Take Kimathi Donkar’s painting ‘When shall we 3?’ from the A to Z of Leadership for example. It is one of a series exploring powerful yet complex black women who helped define our contemporary world. Each painting in the series, entitled ‘Queens of the Undead’, depicts a historic female commander or royal figurehead from Africa or its Diasporas, celebrated for their place in liberation struggles. Rainha Nzinga of Matamba, the seventeenth-century Mbundu monarch who fought Portuguese armies in Angola, is the main protagonist in ‘When shall we 3?
Rainha Nzinga was given the power to rule after the suicide of her brother as her brother’s son, the rightful heir, was too young to take on the position. Even if one knows nothing about her role in the fight against Portuguese armies in Angola or about the historical context being referenced, When shall we 3? can be read through the filters of gender, race, power and politics. Donkar has made his painting relevant to today’s world by representing the figures as contemporary rather than historic. The dynamics alluded to in his work raise questions about the relationships between power, ambition, equality and oppression, all layered with gender politics.
Gender again takes centre stage in Halil Altindere’s image entitled ‘Mirage’ also from the A to Z of Leadership.
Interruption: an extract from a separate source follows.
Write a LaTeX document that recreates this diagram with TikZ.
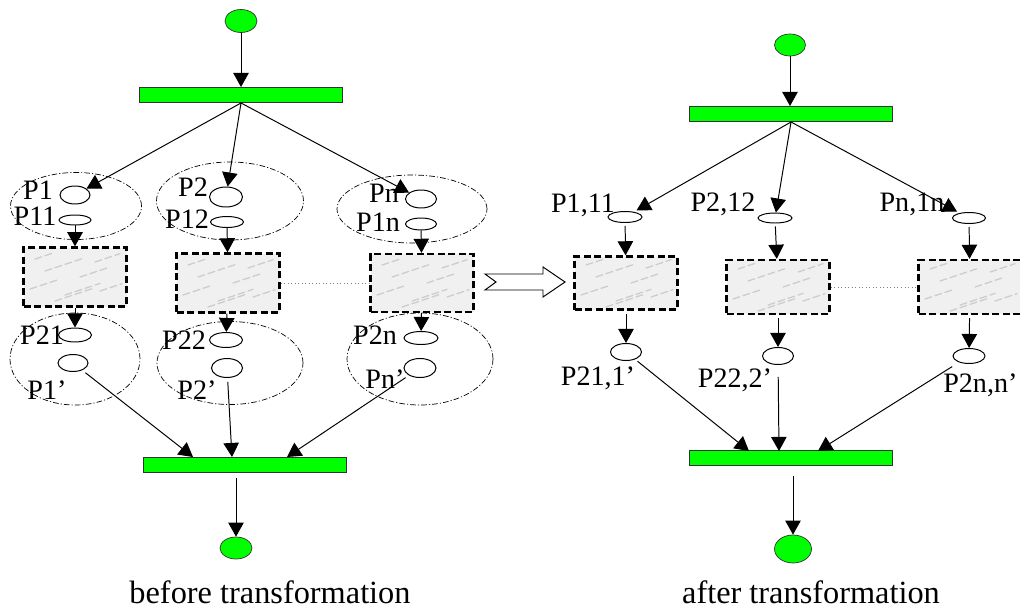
\documentclass[tikz,border=0pt]{standalone}
\usepackage{fontspec}
\setmainfont{Liberation Serif}
\usetikzlibrary{shapes.geometric,arrows.meta}
\newcommand{\pxl}{0.025cm}
\tikzset{
  place/.style = {ellipse,draw=black,fill=white,line width=0.7pt,inner sep=0pt},
  token/.style = {ellipse,draw=black!80,fill=green,line width=0.5pt,inner sep=0pt},
  bar/.style = {rectangle,draw=black!80,fill=green,line width=0.7pt,inner sep=0pt,minimum width=203*\pxl,minimum height=15*\pxl},
  group/.style = {ellipse,draw=black,line width=0.5pt,dash pattern=on 4pt off 1.5pt on 0.8pt off 1.5pt,inner sep=0pt},
  marble/.style = {rectangle,draw=black,line width=1.7pt,dash pattern=on 5pt off 2.5pt,fill=gray!12,inner sep=0pt,
    minimum width=103*\pxl,minimum height=55*\pxl,
    path picture={
      \foreach \dx/\dy/\l in {-45/12/30,-30/-6/40,-10/18/35,5/0/30,20/-15/25,-40/-18/20,25/14/22,-20/24/40}
        \draw[gray!40,line width=0.9pt,line cap=round] ([shift={(\dx,\dy)}]path picture bounding box.center) -- ++(\l,-\l/3);
    }},
  lbl/.style = {font=\fontsize{20}{20}\selectfont,inner sep=0pt},
  caption/.style = {font=\fontsize{23}{23}\selectfont,inner sep=0pt},
  edge/.style = {-{Triangle[length=10pt,width=11pt]},line width=0.7pt,black},
  link/.style = {dotted,line width=0.5pt,gray},
}
\begin{document}
\begin{tikzpicture}[x=\pxl,y=-\pxl]
    \useasboundingbox (0,0) rectangle (1020,611);

    % before transformation
    \node[group,minimum width=131*\pxl,minimum height=67*\pxl] at (76,206) (g1a) {};
    \node[group,minimum width=130*\pxl,minimum height=92*\pxl] at (75,359) (g1b) {};
    \node[group,minimum width=147*\pxl,minimum height=78*\pxl] at (230,201) (g2a) {};
    \node[group,minimum width=146*\pxl,minimum height=83*\pxl] at (230,363) (g2b) {};
    \node[group,minimum width=150*\pxl,minimum height=68*\pxl] at (412,209) (gna) {};
    \node[group,minimum width=146*\pxl,minimum height=92*\pxl] at (420,359) (gnb) {};

    \node[token,minimum width=32*\pxl,minimum height=23*\pxl] at (241,21) (srcL) {};
    \node[bar] at (241,95) (tbL) {};
    \node[bar] at (245,465) (bbL) {};
    \node[token,minimum width=32*\pxl,minimum height=22*\pxl] at (236,548) (sinkL) {};

    \node[place,minimum width=30*\pxl,minimum height=18*\pxl] at (75,195) (p1) {};
    \node[place,minimum width=32*\pxl,minimum height=10*\pxl] at (75,220) (p11) {};
    \node[place,minimum width=33*\pxl,minimum height=14*\pxl] at (75,335) (p21) {};
    \node[place,minimum width=30*\pxl,minimum height=17*\pxl] at (73,363) (p1q) {};
    \node[place,minimum width=33*\pxl,minimum height=20*\pxl] at (226,197) (p2) {};
    \node[place,minimum width=33*\pxl,minimum height=11*\pxl] at (227,222) (p12) {};
    \node[place,minimum width=33*\pxl,minimum height=15*\pxl] at (226,340) (p22) {};
    \node[place,minimum width=31*\pxl,minimum height=19*\pxl] at (227,368) (p2q) {};
    \node[place,minimum width=31*\pxl,minimum height=18*\pxl] at (421,199) (pn) {};
    \node[place,minimum width=31*\pxl,minimum height=12*\pxl] at (421,224) (p1n) {};
    \node[place,minimum width=34*\pxl,minimum height=13*\pxl] at (421,338) (p2n) {};
    \node[place,minimum width=32*\pxl,minimum height=19*\pxl] at (420,368) (pnq) {};

    \node[marble,minimum height=59*\pxl] at (75,277) (b1) {};
    \node[marble,minimum height=59*\pxl] at (228,283) (b2) {};
    \node[marble,minimum height=58*\pxl] at (422,283) (b3) {};

    \node[lbl] at (38,190) (l1) {P1};
    \node[lbl] at (35,216) (l11) {P11};
    \node[lbl] at (42,335) (l21) {P21};
    \node[lbl] at (47,390) (l1q) {P1'};
    \node[lbl] at (193,187) (l2) {P2};
    \node[lbl] at (187,219) (l12) {P12};
    \node[lbl] at (184,340) (l22) {P22};
    \node[lbl] at (197,390) (l2q) {P2'};
    \node[lbl] at (384,193) (ln) {Pn};
    \node[lbl] at (378,222) (l1n) {P1n};
    \node[lbl] at (375,335) (l2n) {P2n};
    \node[lbl] at (385,379) (lnq) {Pn'};

    \coordinate (inL1) at (193,457);
    \coordinate (inL2) at (232,457);
    \coordinate (inL3) at (287,457);

    \draw[edge] (srcL) -- (srcL |- tbL.north);
    \draw[edge] (tbL.south) -- (p1);
    \draw[edge] (tbL.south) -- (p2);
    \draw[edge] (tbL.south) -- (pn);
    \draw[edge] (p11) -- (b1);
    \draw[edge] (p12) -- (b2);
    \draw[edge] (p1n) -- (b3);
    \draw[edge] (b1) -- (p21);
    \draw[edge] (b2) -- (p22);
    \draw[edge] (b3) -- (p2n);
    \draw[link] (b2) -- (b3);
    \draw[edge,shorten <=4*\pxl] (p1q) -- (inL1);
    \draw[edge,shorten <=4*\pxl] (p2q) -- (inL2);
    \draw[edge,shorten <=4*\pxl] (pnq) -- (inL3);
    \draw[edge,shorten <=5*\pxl] (sinkL |- bbL.south) -- (sinkL);

    % transformation arrow
    \draw[line width=0.7pt,fill=white] (485,274) -- (543,274) -- (543,267) -- (565,282)
      -- (543,297) -- (543,290) -- (485,290) -- (496,282) -- cycle;

    % after transformation
    \node[token,minimum width=31*\pxl,minimum height=22*\pxl] at (790,45) (srcR) {};
    \node[bar] at (791,114) (tbR) {};
    \node[bar] at (791,458) (bbR) {};
    \node[token,minimum width=37*\pxl,minimum height=28*\pxl] at (793,549) (sinkR) {};

    \node[place,minimum width=34*\pxl,minimum height=11*\pxl] at (625,217) (q1) {};
    \node[place,minimum width=34*\pxl,minimum height=10*\pxl] at (775,218) (q2) {};
    \node[place,minimum width=33*\pxl,minimum height=11*\pxl] at (969,218) (qn) {};
    \node[place,minimum width=31*\pxl,minimum height=17*\pxl] at (626,352) (q21) {};
    \node[place,minimum width=31*\pxl,minimum height=17*\pxl] at (778,356) (q22) {};
    \node[place,minimum width=32*\pxl,minimum height=15*\pxl] at (969,356) (q2n) {};

    \node[marble,minimum height=53*\pxl] at (626,283) (r1) {};
    \node[marble,minimum height=54*\pxl] at (778,287) (r2) {};
    \node[marble,minimum height=54*\pxl] at (970,287) (r3) {};

    \node[lbl] at (583,205) (m1) {P1,11};
    \node[lbl] at (723,204) (m2) {P2,12};
    \node[lbl] at (912,204) (mn) {Pn,1n};
    \node[lbl] at (598,378) (m21) {P21,1'};
    \node[lbl] at (735,380) (m22) {P22,2'};
    \node[lbl,anchor=west] at (943,385) (m2n) {P2n,n'};

    \coordinate (inR1) at (749,451);
    \coordinate (inR2) at (779,451);
    \coordinate (inR3) at (818,451);

    \draw[edge] (srcR) -- (srcR |- tbR.north);
    \draw[edge,shorten >=3*\pxl] (tbR.south) -- (q1);
    \draw[edge] (tbR.south) -- (q2);
    \draw[edge,shorten >=3*\pxl] (tbR.south) -- (qn);
    \draw[edge,shorten <=3*\pxl] (q1) -- (r1);
    \draw[edge,shorten <=3*\pxl] (q2) -- (r2);
    \draw[edge,shorten <=3*\pxl] (qn) -- (r3);
    \draw[edge,shorten <=3*\pxl] (r1) -- (q21);
    \draw[edge,shorten <=3*\pxl] (r2) -- (q22);
    \draw[edge,shorten <=3*\pxl] (r3) -- (q2n);
    \draw[link] (r2) -- (r3);
    \draw[edge,shorten <=3*\pxl] (q21) -- (inR1);
    \draw[edge,shorten <=12*\pxl] (q22) -- (inR2);
    \draw[edge,shorten <=8*\pxl] (q2n) -- (inR3);
    \draw[edge,shorten <=10*\pxl] (sinkR |- bbR.south) -- (sinkR);

    \node[caption] at (270,592) (capL) {before transformation};
    \node[caption] at (811,592) (capR) {after transformation};
\end{tikzpicture}
\end{document}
Here we see a woman seemingly looking down on a man whose head is literally buried in the sand. Is she gazing at him with an air of compassion? Criticism? Derision? Confusion? Something else altogether? It’s impossible to tell. As a viewer, we’ll bring our own associations to the work. However, the very fact that the figure in the more dominant position is a woman means that interpretations can easily carry conscious or unconscious echoes of the mother/ child relationship.
Whatever our family constellation, we all have a mother-figure who would have loomed large in early years. For young children, the mother is a very powerful figure whose love is sought and its withdrawal feared in equal measure. The maternal object plays out in gender politics in complex ways in part because we all carry our childhood history in mind. Numerous versions of parental figures reside deep in our unconscious mind. We all create potent images out of our childhood memories. Common characteristics assigned to parent figures, often along gender lines, include the loving one, the care-giver, the with-holder, the betrayer, the forgiver, the rule maker, the unobtainable object of intense desire, the feared one and so on. In adult life, we unavoidably read people through the filters of the past. Becoming conscious of the associations, fears and desires we attach to the labels ‘male’ and ‘female’ is the first step towards letting go of limiting definitions and moving on to a more equal playing field.